結論として、原子力安全委員会のクリアランスレベルが高すぎることは明白です。
原子力安全委員会は電力会社の経済性に答えることと、国民の健康を守ることのどちらを優先しようとしているのでしょうか。
生まれてくる赤ちゃんのためにも、埋設作業者のヒバクを許さないためにも、
クリアランス制度に反対しよう
今回のクリアランスレベル再評価は胎児や0歳児を除外した過小評価ですが、それでも乳幼児の被曝が決して無視できないことが明るみに出ました。

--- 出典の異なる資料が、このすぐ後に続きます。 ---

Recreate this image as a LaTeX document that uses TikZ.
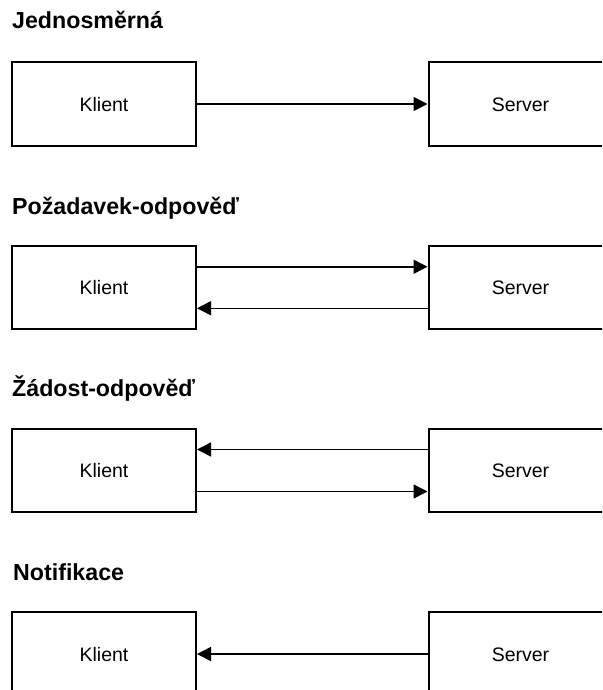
\documentclass[tikz,border=0pt]{standalone}
\usepackage{fontspec}
\setmainfont{Liberation Sans}
\usetikzlibrary{arrows.meta}

\tikzset{
  heading/.style={anchor=base west, inner sep=0pt, font=\fontsize{23.2}{28}\selectfont\bfseries},
  party/.style={draw=black, line width=2pt, fill=white, minimum width=184pt,
    minimum height=83.5pt, inner sep=0pt, font=\fontsize{19.5}{23}\selectfont,
    text height=14pt, text depth=0pt},
  msg/.style={line width=1.5pt, -{Triangle[length=14pt,width=14pt]}}
}

\begin{document}
\begin{tikzpicture}[x=1pt, y=-1pt]
  \useasboundingbox (0,0) rectangle (602,690);
  \clip (0,0) rectangle (602,690);

  % one-way
  \node[heading] (t1) at (12,29) {Jednosměrná};
  \node[party] (k1) at (104,104) {Klient};
  \node[party] (s1) at (520.5,104) {Server};
  \draw[msg] (k1.east) -- (s1.west);

  % request-response
  \node[heading] (t2) at (12,214) {Požadavek-odpověď};
  \node[party] (k2) at (104,287.5) {Klient};
  \node[party] (s2) at (520.5,287.5) {Server};
  \draw[msg] ([yshift=20.75pt]k2.east) -- ([yshift=20.75pt]s2.west);
  \draw[msg] ([yshift=-20.75pt]s2.west) -- ([yshift=-20.75pt]k2.east);

  % solicit-response
  \node[heading] (t3) at (12,396) {Žádost-odpověď};
  \node[party] (k3) at (104,470.5) {Klient};
  \node[party] (s3) at (520.5,470.5) {Server};
  \draw[msg] ([yshift=21pt]s3.west) -- ([yshift=21pt]k3.east);
  \draw[msg] ([yshift=-21pt]k3.east) -- ([yshift=-21pt]s3.west);

  % notification
  \node[heading] (t4) at (13,580) {Notifikace};
  \node[party] (k4) at (104,654) {Klient};
  \node[party] (s4) at (520.5,654) {Server};
  \draw[msg] (s4.west) -- (k4.east);
\end{tikzpicture}
\end{document}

次世代、次々世代を担う胎児・乳幼児に被曝をおしつけてまでクリアランス制度を導入することが社会的に認められるはずがありません。
現在のつけを将来の赤ちゃんに負わせることに対してきっぱりと「ノー」と言いましょう。まずこのことを皆さんに訴えたいと思います。
また、埋設作業者などクリアランスされた放射性廃棄物に直接係わる人々も、皮膚ヒバクなど無視できない線量のヒバクをこうむることも明らかになりました。
一般産業廃棄物処分場が一般の居住地の近くにあり、人口密度の高い日本では、クリアランス制度によるヒバクが放射線の影響を受けやすい胎児・乳幼児を襲い、処分場の労働者や周辺住民を含む、多数の公衆にも及びます。全国からクリアランス制度反対の声を集中し、導入中止に追い込みましょう。